Silverchair went into “indefinite hibernation” in 2011, and relations between Johns and Gillies and Joannou remain strained.

“In a lot of ways, this is really a story about the random, fickle nature of success,” Hutchison believes. “If I had stuck to the original premise of finding a charter-friendly band, well, they didn’t meet the brief.”

“On a good day, it’s a beautiful thing to have been associated with,” she continues. “That we gave this band a great gift.” 

“There are plenty of people who claim credit for ‘making’ the band,” Gillies reflects. “Everyone has a Silverchair story. But the real story is, the band ‘made it’ because of the three of us, because of Chris, Dan and me, and because of the magic spark between us in my bedroom when we all wrote Tomorrow.”
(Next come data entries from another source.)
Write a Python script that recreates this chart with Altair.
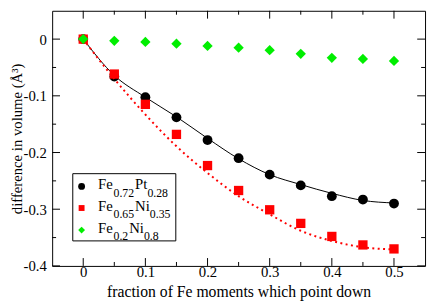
import altair as alt
import pandas as pd

# ---------------- data ----------------
x_vals = [0.0, 0.05, 0.1, 0.15, 0.2, 0.25, 0.3, 0.35, 0.4, 0.45, 0.5]
fept = [0.0, -0.066, -0.1025, -0.138, -0.178, -0.210, -0.239, -0.258, -0.277, -0.283, -0.290]
feni35 = [0.0, -0.0616, -0.115, -0.168, -0.223, -0.267, -0.301, -0.325, -0.348, -0.363, -0.370]
feni80 = [0.0, -0.003, -0.005, -0.008, -0.012, -0.015, -0.0195, -0.026, -0.033, -0.035, -0.0385]
fept_fit = [0.0, -0.064, -0.1025, -0.137, -0.175, -0.211, -0.239, -0.2565, -0.272, -0.2845, -0.289]
feni35_fit = [0.0, -0.070, -0.133, -0.189, -0.236, -0.277, -0.309, -0.338, -0.356, -0.367, -0.371]

x_major = [0.0, 0.1, 0.2, 0.3, 0.4, 0.5]
x_minor = [0.05, 0.15, 0.25, 0.35, 0.45]
y_major = [-0.4, -0.3, -0.2, -0.1, 0.0]
y_minor = [-0.35, -0.25, -0.15, -0.05]

legend_main = [["Fe", "Pt"], ["Fe", "Ni"], ["Fe", "Ni"]]
legend_sub = [["0.72", "0.28"], ["0.65", "0.35"], ["0.2", "0.8"]]

# ---------------- layout / style ----------------
W, H = 380, 260
FONT = "Liberation Serif"
RED = "#ff0000"
GREEN = "#00ee00"

xs = alt.Scale(domain=[-0.05, 0.55], nice=False, zero=False)
ys = alt.Scale(domain=[-0.4, 0.05], nice=False, zero=False)

minus = "\u2212"
lab_expr = f"datum.value == 0 ? '0' : replace(format(datum.value, '.1f'), '{minus}', '-')"

xaxis = alt.Axis(values=x_major, labelExpr=lab_expr, ticks=False, tickSize=0, domain=False,
                 grid=False, labelFont=FONT, labelFontSize=15, labelColor="black",
                 labelPadding=-1, title="fraction of Fe moments which point down",
                 titleFont=FONT, titleFontSize=16, titleFontWeight="normal",
                 titleColor="black", titleX=W / 2, titleY=31, titleBaseline="alphabetic",
                 titleAlign="center")
yaxis = alt.Axis(values=y_major, labelExpr=lab_expr, ticks=False, tickSize=0, domain=False,
                 grid=False, labelFont=FONT, labelFontSize=15, labelColor="black",
                 labelPadding=6, title="difference in volume (Å³)",
                 titleFont=FONT, titleFontSize=15, titleFontWeight="normal",
                 titleColor="black", titleAngle=270, titleX=-31.5, titleY=H / 2,
                 titleBaseline="alphabetic", titleAlign="center")

pts = pd.DataFrame({"x": x_vals, "fept": fept, "feni35": feni35, "feni80": feni80})
fit = pd.DataFrame({"x": x_vals, "fept_fit": fept_fit, "feni35_fit": feni35_fit})

def XQ(field):
    return alt.X(field, scale=xs, axis=xaxis)

def YQ(field):
    return alt.Y(field, scale=ys, axis=yaxis)

black_line = alt.Chart(fit).mark_line(color="black", strokeWidth=1, interpolate="monotone").encode(
    x=XQ("x:Q"), y=YQ("fept_fit:Q"))
black_pts = alt.Chart(pts).mark_point(shape="circle", filled=True, size=100, color="black", opacity=1).encode(
    x=XQ("x:Q"), y=YQ("fept:Q"))
red_line = alt.Chart(fit).mark_line(color=RED, strokeWidth=2, strokeDash=[2, 3.5],
                                    interpolate="monotone").encode(
    x=XQ("x:Q"), y=YQ("feni35_fit:Q"))
red_pts = alt.Chart(pts).mark_point(shape="square", filled=True, size=90, color=RED, opacity=1).encode(
    x=XQ("x:Q"), y=YQ("feni35:Q"))
green_pts = alt.Chart(pts).mark_point(shape="diamond", filled=True, size=110, color=GREEN, opacity=1).encode(
    x=XQ("x:Q"), y=YQ("feni80:Q"))

# inward ticks on all four sides
def xticks(vals, length):
    d = pd.DataFrame({"t": vals})
    bot = alt.Chart(d).mark_rule(color="black", strokeWidth=1).encode(
        x=XQ("t:Q"), y=alt.value(H), y2=alt.value(H - length))
    top = alt.Chart(d).mark_rule(color="black", strokeWidth=1).encode(
        x=XQ("t:Q"), y=alt.value(0), y2=alt.value(length))
    return [bot, top]

def yticks(vals, length):
    d = pd.DataFrame({"t": vals})
    left = alt.Chart(d).mark_rule(color="black", strokeWidth=1).encode(
        y=YQ("t:Q"), x=alt.value(0), x2=alt.value(length))
    right = alt.Chart(d).mark_rule(color="black", strokeWidth=1).encode(
        y=YQ("t:Q"), x=alt.value(W), x2=alt.value(W - length))
    return [left, right]

tick_layers = xticks(x_major, 8) + xticks(x_minor, 4) + yticks(y_major, 8) + yticks(y_minor, 4)

# ---------------- hand-built legend with subscripts ----------------
one = pd.DataFrame({"a": [0]})
EM = {"F": 0.611, "e": 0.444, "P": 0.556, "t": 0.278, "N": 0.722, "i": 0.278, ".": 0.25}
def tw(s, fs):
    return sum(EM.get(c, 0.5) for c in s) * fs

MAIN_FS, SUB_FS = 15, 12
row_y = [179, 201, 223.5]
box = alt.Chart(one).mark_rect(fill="white", stroke="black", strokeWidth=1).encode(
    x=alt.value(21), x2=alt.value(126), y=alt.value(166), y2=alt.value(234.5))
legend_layers = [box]
shapes = [("circle", "black", 49), ("square", RED, 36), ("diamond", GREEN, 49)]
for i, (shape, col, sz) in enumerate(shapes):
    cy = row_y[i]
    legend_layers.append(alt.Chart(one).mark_point(shape=shape, filled=True, size=sz, color=col, opacity=1)
                         .encode(x=alt.value(30), y=alt.value(cy)))
    xpos = 46.7
    for m, s in zip(legend_main[i], legend_sub[i]):
        legend_layers.append(alt.Chart(one).mark_text(text=m, font=FONT, fontSize=MAIN_FS, color="black",
                                                      align="left", baseline="alphabetic")
                             .encode(x=alt.value(xpos), y=alt.value(cy + 3)))
        xpos += tw(m, MAIN_FS)
        legend_layers.append(alt.Chart(one).mark_text(text=s, font=FONT, fontSize=SUB_FS, color="black",
                                                      align="left", baseline="alphabetic")
                             .encode(x=alt.value(xpos), y=alt.value(cy + 10.5)))
        xpos += tw(s, SUB_FS) + 1

chart = alt.layer(black_line, black_pts, red_line, red_pts, green_pts, *tick_layers, *legend_layers).properties(
    width=W, height=H,
    autosize=alt.AutoSizeParams(type="none"),
    padding={"left": 45, "top": 0, "right": 3, "bottom": 37},
).configure_view(stroke="black", strokeWidth=1)

chart.save("out.html", embed_options={"renderer": "svg", "actions": False})
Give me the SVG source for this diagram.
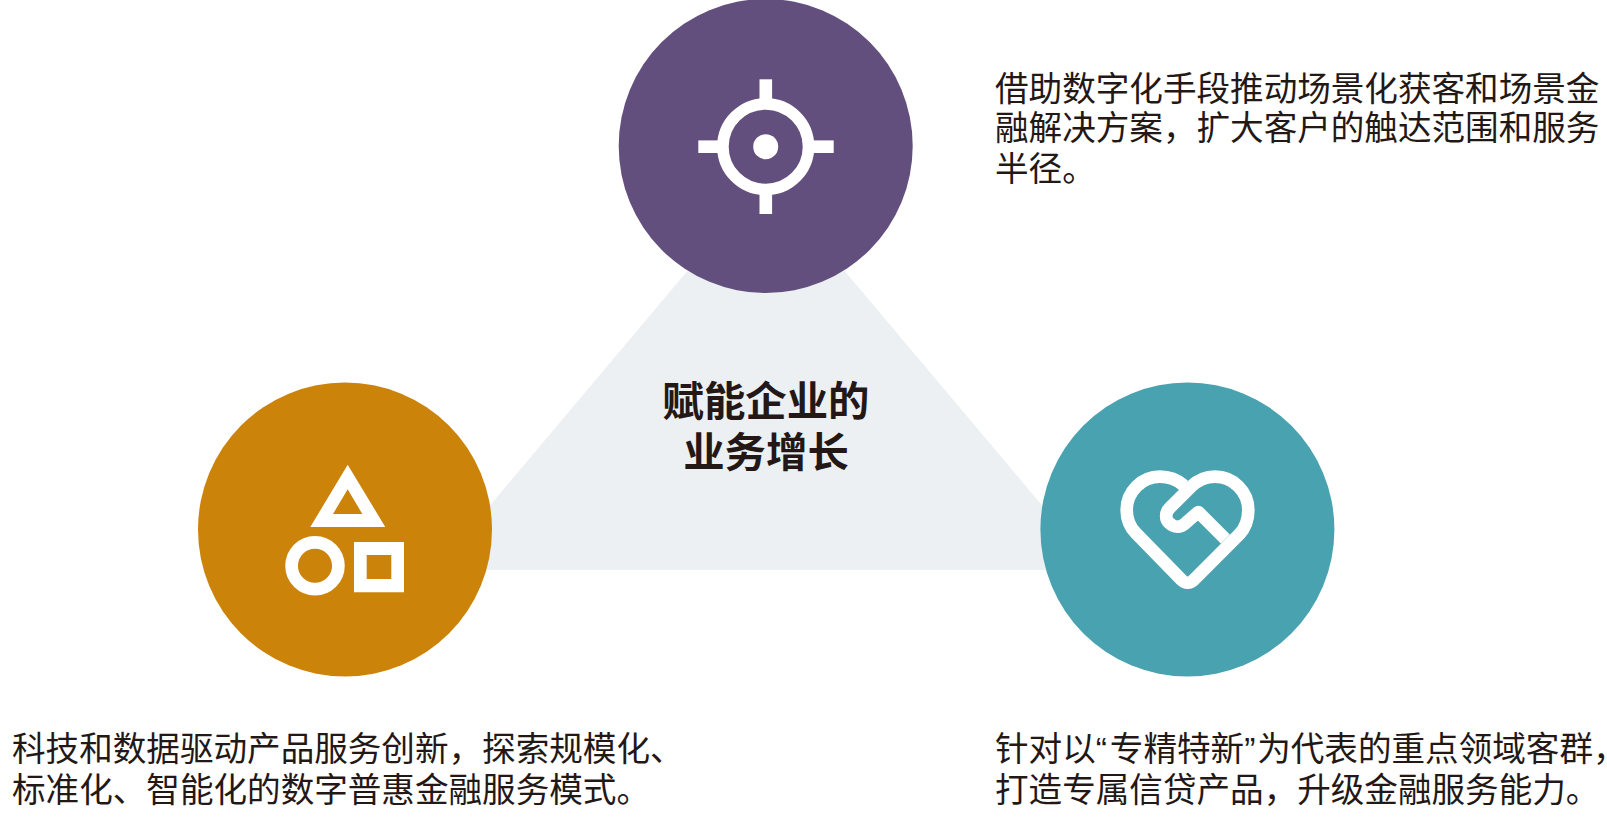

Tracee Hutchison often wonders about that sliding doors moment: What would have happened to Daniel, Ben and Chris if they hadn’t entered the nomad competition? “Would they have been discovered anyway, or would they have been like the thousands of other kids who just dream about something and then go off and get a real job?”

But as Ben Gillies concludes in Love & Pain, “There’s no point dwelling on maybes. What’s done is done. Even if we wanted to, we can’t go back and change the past. All we can do is ‘wait till tomorrow’.”